▶ **Task details**: Print the entries below word for word; the pictures stay out of your copy.

▶ **Supplied material**:
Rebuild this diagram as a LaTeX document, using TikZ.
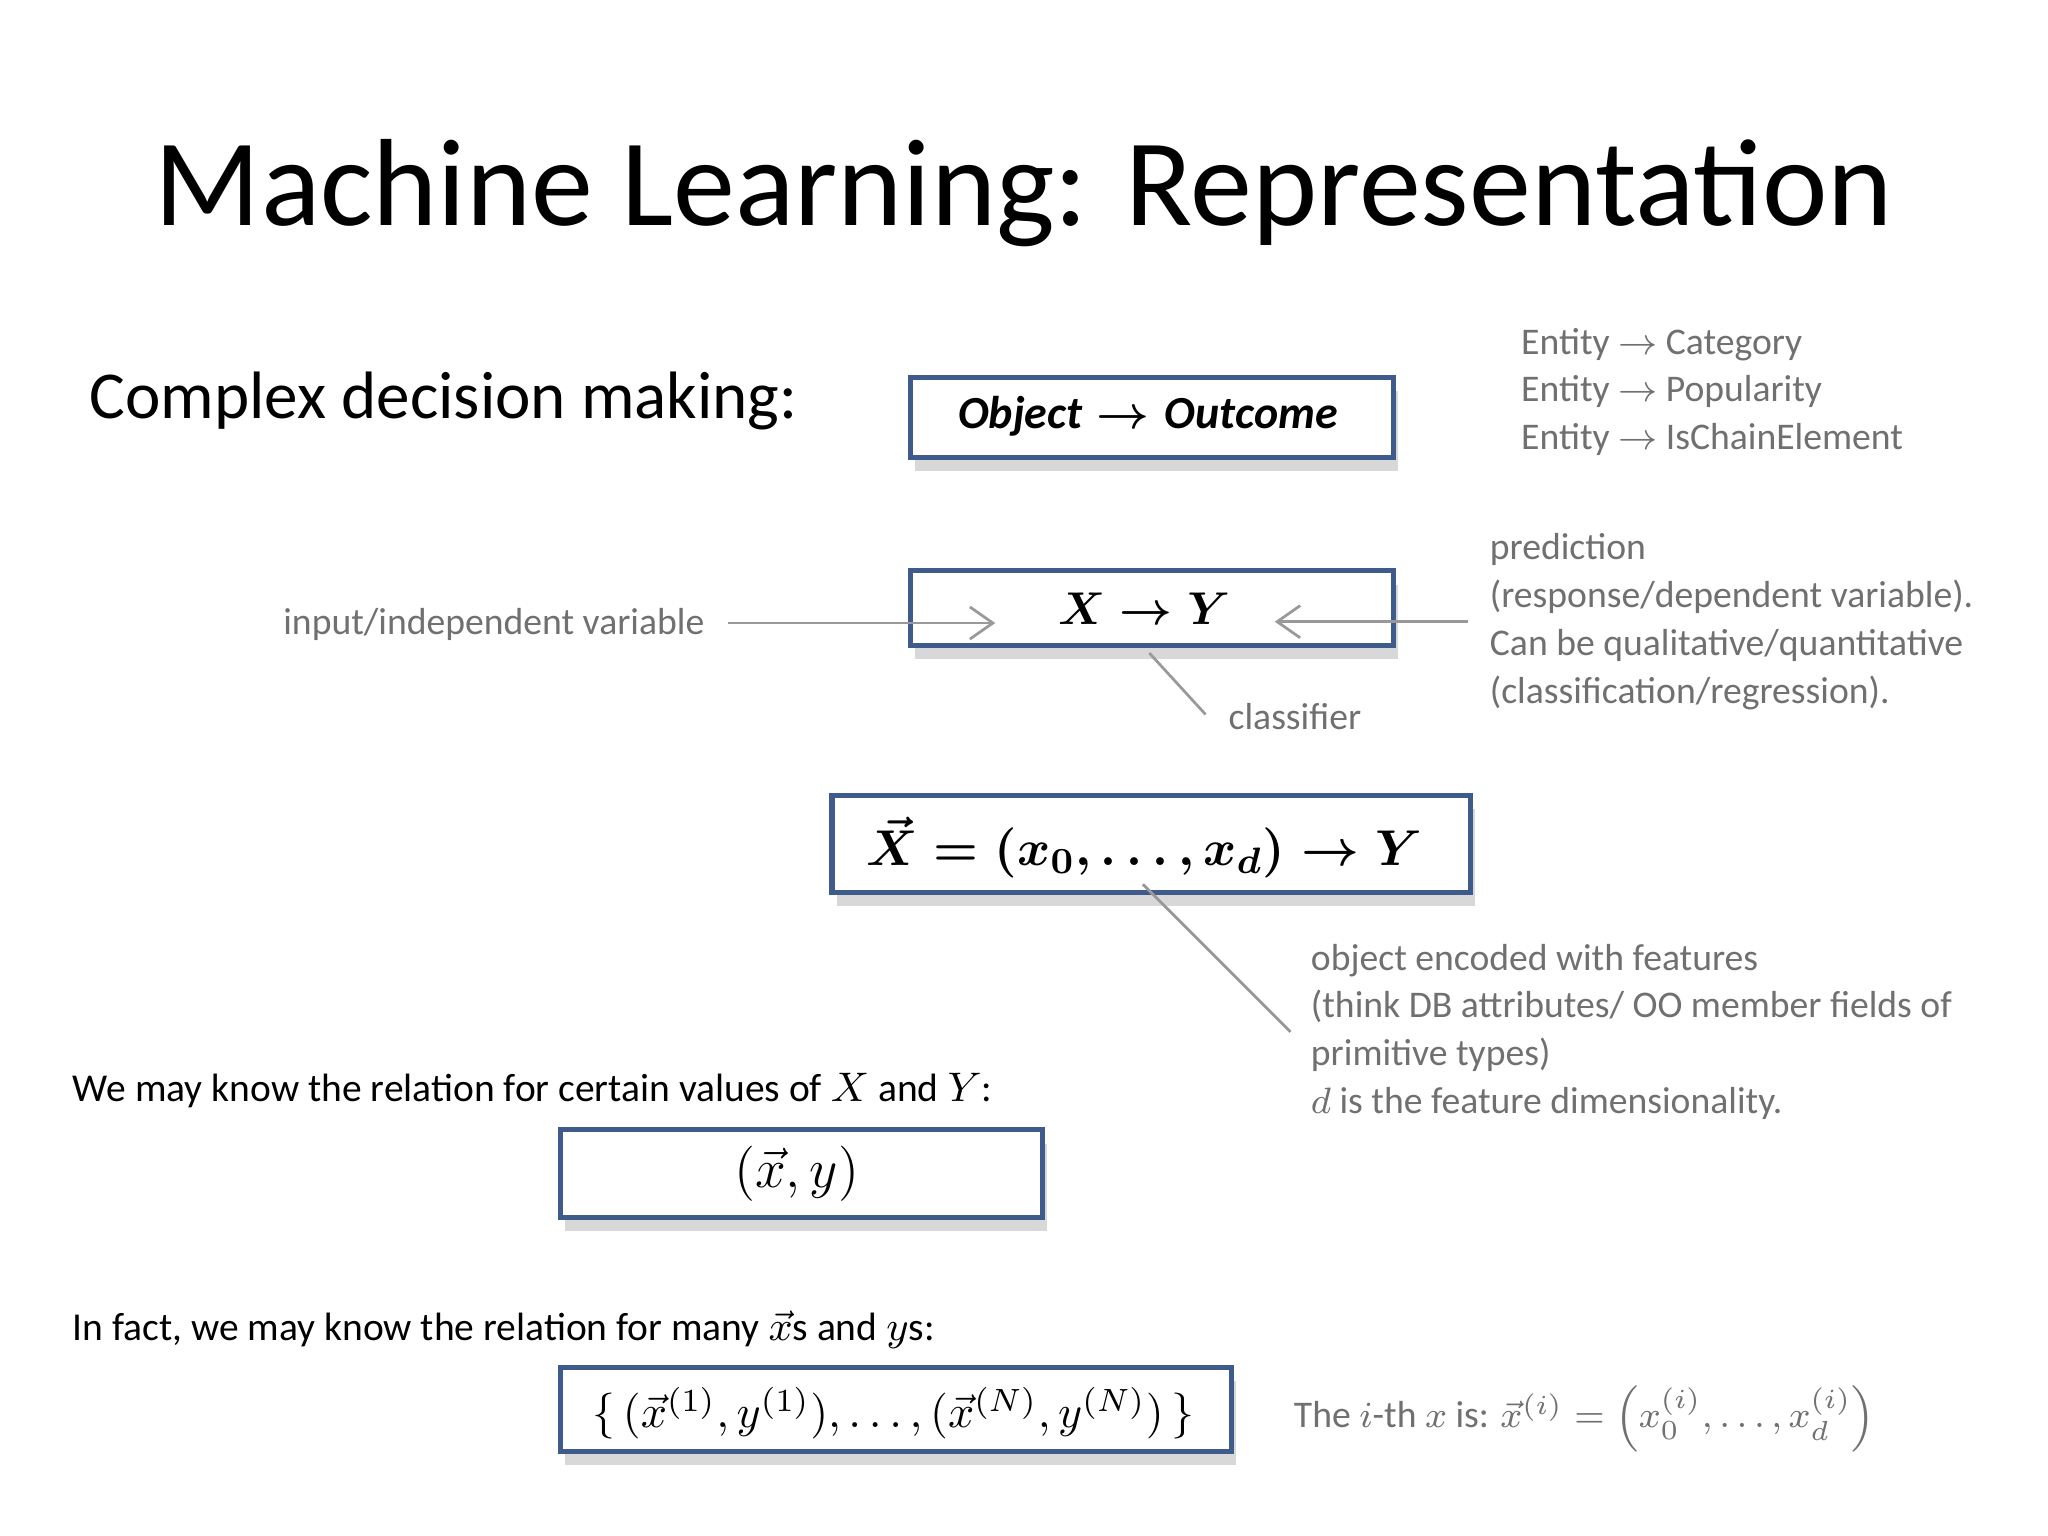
\documentclass[tikz,border=0pt]{standalone}
\usepackage{amsmath}
\usepackage{fontspec}
\setmainfont{Carlito}
\usetikzlibrary{shadows,arrows.meta}
\definecolor{bord}{HTML}{3F5B8C}
\definecolor{gtext}{HTML}{707070}
\begin{document}
\begin{tikzpicture}[x=0.01cm,y=-0.01cm,
  mbox/.style={draw=bord,line width=1.1pt,fill=white,
    drop shadow={shadow xshift=1pt,shadow yshift=-3pt,fill=gray!60,opacity=0.5}},
  gt/.style={text=gtext,font=\fontsize{8.2}{10.5}\selectfont,inner sep=0pt},
  bt/.style={font=\fontsize{8.6}{10.5}\selectfont,inner sep=0pt},
  gl/.style={draw=gray!80,line width=0.6pt},
  ga/.style={gl,-{Straight Barb[length=5pt,width=7pt]}}]
\useasboundingbox (0,0) rectangle (1568,1176);
\node[font=\fontsize{27}{30}\selectfont] (title) at (784,148) {Machine Learning: Representation};
\node[anchor=west,font=\fontsize{14.6}{16}\selectfont,inner sep=0pt] (cdm) at (68,307) {Complex decision making:};
% box1
\draw[mbox] (697,289) rectangle (1067,350);
\node (o1) at (879,319) {\fontsize{10}{12}\selectfont$\boldsymbol{\mathit{Object}\rightarrow \mathit{Outcome}}$};
\node[gt,anchor=west,align=left,font=\fontsize{8.2}{10.4}\selectfont] (ent) at (1164,300) {Entity $\rightarrow$ Category\\Entity $\rightarrow$ Popularity\\Entity $\rightarrow$ IsChainElement};
% box2
\draw[mbox] (697,437) rectangle (1067,494);
\node (xy) at (876,466) {\fontsize{10}{12}\selectfont$\boldsymbol{X\rightarrow Y}$};
\node[gt,anchor=east] (inp) at (540,478) {input/independent variable};
\coordinate (ia) at (762,477);
\draw[ga] (557,477) -- (ia);
\node[gt,anchor=west,align=left,font=\fontsize{8.2}{10.4}\selectfont] (pred) at (1140,476) {prediction\\(response/dependent variable).\\Can be qualitative/quantitative\\(classification/regression).};
\coordinate (pa) at (976,476);
\draw[ga] (1124,476) -- (pa);
\node[gt,anchor=west] (cls) at (940,549) {classifier};
\coordinate (c0) at (880,500);
\draw[gl] (c0) -- (923,547);
% box3
\draw[mbox] (637,609) rectangle (1126,683);
\node (feat) at (876,649) {\fontsize{11}{13}\selectfont$\boldsymbol{\vec{X}=(x_0,\dots,x_d)\rightarrow Y}$};
\coordinate (f0) at (875,677);
\draw[gl] (f0) -- (988,790);
\node[gt,anchor=north west,align=left,font=\fontsize{8.2}{10.4}\selectfont] (obj) at (1003,722) {object encoded with features\\(think DB attributes/ OO member fields of\\primitive types)\\$d$ is the feature dimensionality.};
% box4
\node[bt,anchor=west] (know) at (55,835) {We may know the relation for certain values of $X$ and $Y$:};
\draw[mbox] (429,865) rectangle (798,932);
\node (pair) at (610,899) {\fontsize{12}{14}\selectfont$(\vec{x},y)$};
% box5
\node[bt,anchor=west] (fact) at (55,1018) {In fact, we may know the relation for many $\vec{x}$s and $y$s:};
\draw[mbox] (429,1047) rectangle (943,1111);
\node (set) at (684,1082) {\fontsize{10}{12}\selectfont$\{\,(\vec{x}^{(1)},y^{(1)}),\dots,(\vec{x}^{(N)},y^{(N)})\,\}$};
\node[gt,anchor=west] (ith) at (990,1086) {The $i$-th $x$ is: $\vec{x}^{(i)}=\left(x_0^{(i)},\dots,x_d^{(i)}\right)$};
\end{tikzpicture}
\end{document}
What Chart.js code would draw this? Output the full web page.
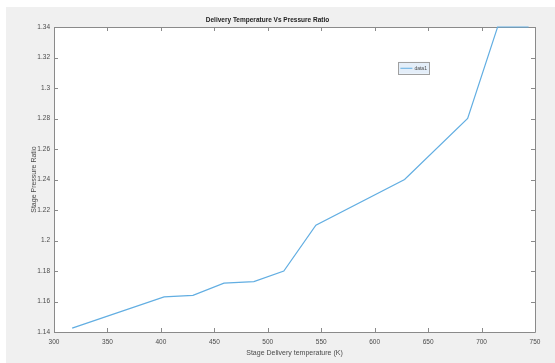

▶ **Result**:
Rebuild this diagram as a LaTeX document, using TikZ.
\documentclass[tikz,border=0pt]{standalone}
\usepackage{amsmath}
\usepackage{fontspec}
\setmainfont{Carlito}
\usetikzlibrary{shadows,arrows.meta}
\definecolor{bord}{HTML}{3F5B8C}
\definecolor{gtext}{HTML}{707070}
\begin{document}
\begin{tikzpicture}[x=0.01cm,y=-0.01cm,
  mbox/.style={draw=bord,line width=1.1pt,fill=white,
    drop shadow={shadow xshift=1pt,shadow yshift=-3pt,fill=gray!60,opacity=0.5}},
  gt/.style={text=gtext,font=\fontsize{8.2}{10.5}\selectfont,inner sep=0pt},
  bt/.style={font=\fontsize{8.6}{10.5}\selectfont,inner sep=0pt},
  gl/.style={draw=gray!80,line width=0.6pt},
  ga/.style={gl,-{Straight Barb[length=5pt,width=7pt]}}]
\useasboundingbox (0,0) rectangle (1568,1176);
\node[font=\fontsize{27}{30}\selectfont] (title) at (784,148) {Machine Learning: Representation};
\node[anchor=west,font=\fontsize{14.6}{16}\selectfont,inner sep=0pt] (cdm) at (68,307) {Complex decision making:};
% box1
\draw[mbox] (697,289) rectangle (1067,350);
\node (o1) at (879,319) {\fontsize{10}{12}\selectfont$\boldsymbol{\mathit{Object}\rightarrow \mathit{Outcome}}$};
\node[gt,anchor=west,align=left,font=\fontsize{8.2}{10.4}\selectfont] (ent) at (1164,300) {Entity $\rightarrow$ Category\\Entity $\rightarrow$ Popularity\\Entity $\rightarrow$ IsChainElement};
% box2
\draw[mbox] (697,437) rectangle (1067,494);
\node (xy) at (876,466) {\fontsize{10}{12}\selectfont$\boldsymbol{X\rightarrow Y}$};
\node[gt,anchor=east] (inp) at (540,478) {input/independent variable};
\coordinate (ia) at (762,477);
\draw[ga] (557,477) -- (ia);
\node[gt,anchor=west,align=left,font=\fontsize{8.2}{10.4}\selectfont] (pred) at (1140,476) {prediction\\(response/dependent variable).\\Can be qualitative/quantitative\\(classification/regression).};
\coordinate (pa) at (976,476);
\draw[ga] (1124,476) -- (pa);
\node[gt,anchor=west] (cls) at (940,549) {classifier};
\coordinate (c0) at (880,500);
\draw[gl] (c0) -- (923,547);
% box3
\draw[mbox] (637,609) rectangle (1126,683);
\node (feat) at (876,649) {\fontsize{11}{13}\selectfont$\boldsymbol{\vec{X}=(x_0,\dots,x_d)\rightarrow Y}$};
\coordinate (f0) at (875,677);
\draw[gl] (f0) -- (988,790);
\node[gt,anchor=north west,align=left,font=\fontsize{8.2}{10.4}\selectfont] (obj) at (1003,722) {object encoded with features\\(think DB attributes/ OO member fields of\\primitive types)\\$d$ is the feature dimensionality.};
% box4
\node[bt,anchor=west] (know) at (55,835) {We may know the relation for certain values of $X$ and $Y$:};
\draw[mbox] (429,865) rectangle (798,932);
\node (pair) at (610,899) {\fontsize{12}{14}\selectfont$(\vec{x},y)$};
% box5
\node[bt,anchor=west] (fact) at (55,1018) {In fact, we may know the relation for many $\vec{x}$s and $y$s:};
\draw[mbox] (429,1047) rectangle (943,1111);
\node (set) at (684,1082) {\fontsize{10}{12}\selectfont$\{\,(\vec{x}^{(1)},y^{(1)}),\dots,(\vec{x}^{(N)},y^{(N)})\,\}$};
\node[gt,anchor=west] (ith) at (990,1086) {The $i$-th $x$ is: $\vec{x}^{(i)}=\left(x_0^{(i)},\dots,x_d^{(i)}\right)$};
\end{tikzpicture}
\end{document}
What Chart.js code would draw this? Output the full web page.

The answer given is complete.